To date, with the exception of a few SaaS offerings, enterprises have been relatively slow to adopt cloud computing for core workloads. Some think that a fundamental cost advantage in hyperscale infrastructure will drive a massive migration of enterprise workloads, while others are adamant that enterprises will adopt elements of hyperscale architecture that drive costs lower. Will a change in the cost structure really drive widespread adoption?

Over the past decade, hyperscale datacenters have emerged as the fastest growing component of global IT infrastructure. Much of it was initially to support entirely new offerings in search and social media. The large scale and low margins of these products required organizations to fundamentally change how they think of IT infrastructure. The entire infrastructure was abstracted into software running on low-cost X86 servers and standard storage drives. These vendors developed much of the software for managing the infrastructure and delivering services internally. Large scale datacenters were often located near low-cost power sources and/or designed to use minimal air conditioning. The infrastructure and applications look fundamentally different than traditional enterprise datacenters or co-located facilities – and usually provide infrastructure at a much lower cost.

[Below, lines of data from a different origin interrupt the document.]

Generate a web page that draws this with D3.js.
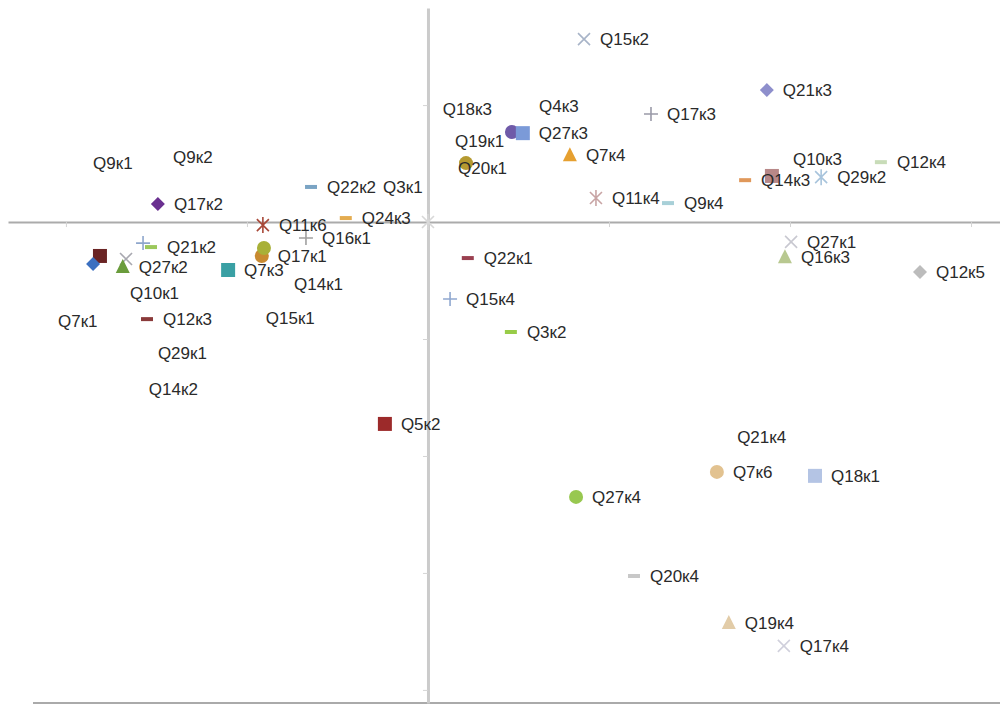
<!DOCTYPE html>
<html>
<head>
<meta charset="utf-8">
<script src="https://cdn.jsdelivr.net/npm/d3@7"></script>
<style>
  body { margin: 0; background: #fff; }
  text { font-family: "Liberation Sans", Arial, sans-serif; font-size: 17px; fill: #2a2a2a; }
</style>
</head>
<body>
<svg id="chart"></svg>
<script>
// point labels, coordinates (dimension 1, dimension 2)
const labels = [
  'Q15к2', 'Q21к3', 'Q17к3', 'Q18к3', 'Q4к3', '', 'Q27к3', 'Q7к4', '', 'Q19к1', 'Q20к1',
  'Q11к4', 'Q9к4', 'Q10к3', 'Q14к3', '', 'Q29к2', 'Q12к4', 'Q27к1', 'Q16к3', 'Q12к5',
  'Q22к1', 'Q15к4', 'Q3к2', 'Q5к2', 'Q27к4', 'Q21к4', 'Q7к6', 'Q18к1', 'Q20к4', 'Q19к4', 'Q17к4',
  'Q9к1', 'Q9к2', 'Q17к2', 'Q22к2', 'Q3к1', 'Q24к3', 'Q11к6', 'Q16к1', 'Q17к1', '',
  'Q7к3', 'Q14к1', 'Q15к1', '', 'Q21к2', '', 'Q27к2', '', '', 'Q10к1', 'Q7к1', 'Q12к3',
  'Q29к1', 'Q14к2', ''
]
const xVals = [
  0.431, 0.936, 0.616, 0.041, 0.307, 0.232, 0.262, 0.392, 0.105, 0.075, 0.083,
  0.464, 0.663, 1.008, 0.876, 0.950, 1.086, 1.251, 1.003, 0.986, 1.359,
  0.110, 0.061, 0.229, -0.119, 0.409, 0.854, 0.798, 1.069, 0.569, 0.831, 0.983,
  -0.925, -0.704, -0.746, -0.323, -0.124, -0.227, -0.456, -0.337, -0.459, -0.453,
  -0.552, -0.370, -0.448, -0.787, -0.765, -0.834, -0.843, -0.906, -0.925, -0.823, -1.022, -0.776,
  -0.746, -0.771, 0.0
]
const yVals = [
  0.782, 0.564, 0.462, 0.483, 0.496, 0.385, 0.380, 0.286, 0.252, 0.346, 0.231,
  0.103, 0.081, 0.269, 0.179, 0.197, 0.192, 0.256, -0.085, -0.150, -0.214,
  -0.154, -0.329, -0.470, -0.863, -1.175, -0.919, -1.068, -1.085, -1.513, -1.714, -1.812,
  0.252, 0.278, 0.077, 0.150, 0.150, 0.017, -0.013, -0.068, -0.145, -0.111,
  -0.205, -0.265, -0.410, -0.090, -0.107, -0.158, -0.192, -0.145, -0.179, -0.303, -0.423, -0.415,
  -0.560, -0.714, 0.0
]
const xTicks = [-1, -0.5, 0.5, 1, 1.5]
const yTicks = [-2, -1.5, -1, -0.5, 0.5]

// marker shape and colour for each point (style, not data)
const markerShapes = [
  'x', 'diamond', 'plus', 'none', 'none', 'circle', 'square', 'triangle', 'circle', 'none', 'none',
  'star', 'dash', 'none', 'dash', 'square', 'star', 'dash', 'x', 'triangle', 'diamond',
  'dash', 'plus', 'dash', 'square', 'circle', 'none', 'circle', 'square', 'dash', 'triangle', 'x',
  'none', 'none', 'diamond', 'dash', 'none', 'dash', 'star', 'plus', 'circle', 'circle',
  'square', 'none', 'none', 'plus', 'dash', 'x', 'triangle', 'square', 'diamond', 'none', 'none', 'dash',
  'none', 'none', 'star'
]
const markerColors = [
  '#a8b4c8', '#8e8fcc', '#9a9aa8', '', '', '#6f5aa8', '#7b9ad8', '#e6a030', '#b59a30', '', '',
  '#c8a4a4', '#a8d0d8', '', '#e0985a', '#b88888', '#a8c4dc', '#c8dcb8', '#c8c8d0', '#b8c890', '#bcbcbc',
  '#9a4050', '#90a8d0', '#98cc48', '#9c2a2a', '#98c850', '', '#e2c290', '#b4c4e4', '#c8c8c8', '#e2cca8', '#d0d0dc',
  '', '', '#6a3090', '#7aa4c4', '', '#e4ac50', '#a84838', '#a0a0a0', '#c88a30', '#a8b038',
  '#3aa0a4', '', '', '#8ea6cc', '#9cc85c', '#a8a8b0', '#6a9c3c', '#6a2424', '#3c70c0', '', '', '#8a3a3a',
  '', '', '#d8d8d8'
]

const width = 1000
const height = 704

const svg = d3.select('#chart').attr('width', width).attr('height', height)

const x = d3.scaleLinear().domain([-1.16, 1.58]).range([8, 1000])
const y = d3.scaleLinear().domain([-2.056, 0.915]).range([703, 8])

// bottom frame line
svg.append('line')
  .attr('x1', 33).attr('x2', 1000)
  .attr('y1', 703).attr('y2', 703)
  .attr('stroke', '#aaa').attr('stroke-width', 2)

// axes crossing at the origin
const xAxis = svg.append('g')
  .attr('transform', `translate(0,${y(0)})`)
  .call(d3.axisBottom(x).tickValues(xTicks).tickSize(5).tickSizeOuter(0).tickFormat(''))
xAxis.select('.domain').attr('stroke', '#ababab').attr('stroke-width', 2)
xAxis.selectAll('.tick line').attr('stroke', '#d4d4d4')

const yAxis = svg.append('g')
  .attr('transform', `translate(${x(0)},0)`)
  .call(d3.axisLeft(y).tickValues(yTicks).tickSize(5).tickSizeOuter(0).tickFormat(''))
yAxis.select('.domain').attr('stroke', '#cbcbcb').attr('stroke-width', 3)
yAxis.selectAll('.tick line').attr('stroke', '#d4d4d4')

const points = labels.map((label, i) => ({
  label, x: xVals[i], y: yVals[i], shape: markerShapes[i], color: markerColors[i]
}))

const shapePaths = {
  square: 'M-7,-7H7V7H-7Z',
  diamond: 'M0,-7L7,0L0,7L-7,0Z',
  triangle: 'M0,-8L7,6H-7Z',
  dash: 'M-6,-2H6V2H-6Z',
  plus: 'M-7,0H7M0,-7V7',
  x: 'M-6,-6L6,6M-6,6L6,-6',
  star: 'M-6,-6L6,6M-6,6L6,-6M0,-8V8'
}
const stroked = { plus: true, x: true, star: true }

const g = svg.append('g')

const marks = g.selectAll('g.pt')
  .data(points.filter((d) => d.shape !== 'none'))
  .enter()
  .append('g')
  .attr('class', 'pt')
  .attr('transform', (d) => `translate(${x(d.x)},${y(d.y)})`)

marks.each(function (d) {
  const m = d3.select(this)
  if (d.shape === 'circle') {
    m.append('circle').attr('r', 7).attr('fill', d.color)
  } else if (stroked[d.shape]) {
    m.append('path').attr('d', shapePaths[d.shape])
      .attr('fill', 'none').attr('stroke', d.color).attr('stroke-width', 1.6)
  } else {
    m.append('path').attr('d', shapePaths[d.shape]).attr('fill', d.color)
  }
})

g.selectAll('text')
  .data(points.filter((d) => d.label !== ''))
  .enter()
  .append('text')
  .attr('x', (d) => x(d.x) + (d.shape === 'none' ? 0 : 16))
  .attr('y', (d) => y(d.y))
  .attr('dy', '0.35em')
  .text((d) => d.label)
</script>
</body>
</html>
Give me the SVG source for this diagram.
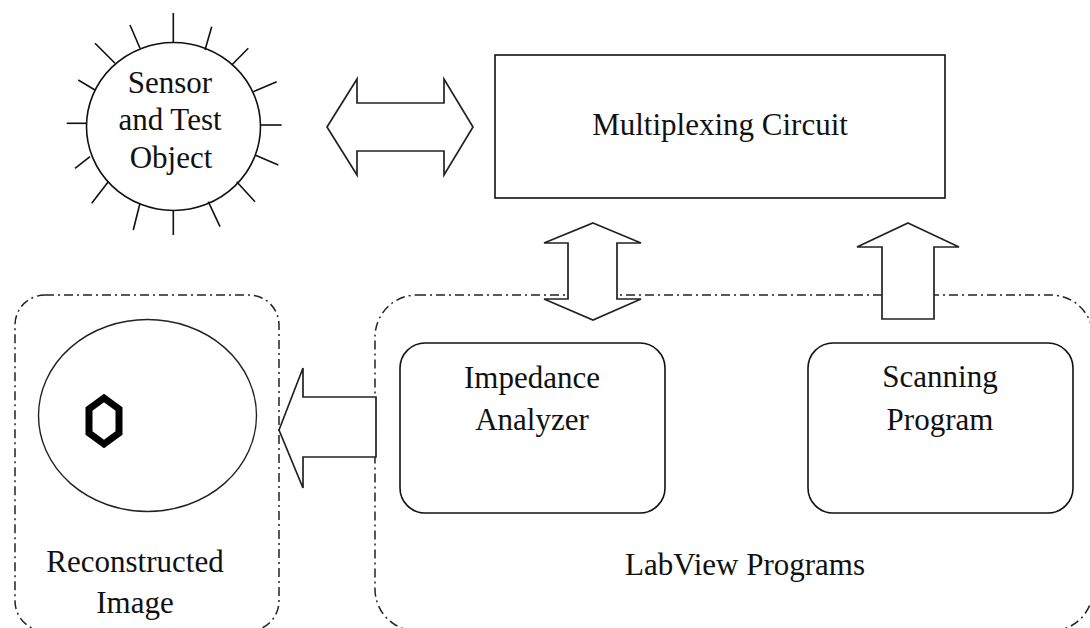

Enterprise datacenter architecture has been evolving more slowly. The biggest change for the enterprise has been at the server layer, where virtualization has enabled the abstraction of server functionality into software. This has provided dramatic improvements in economics by increasing hardware utilization, reducing provisioning time, and improving flexibility. However, enterprise storage is still largely characterized by proprietary hardware islands managed by dedicated storage admins.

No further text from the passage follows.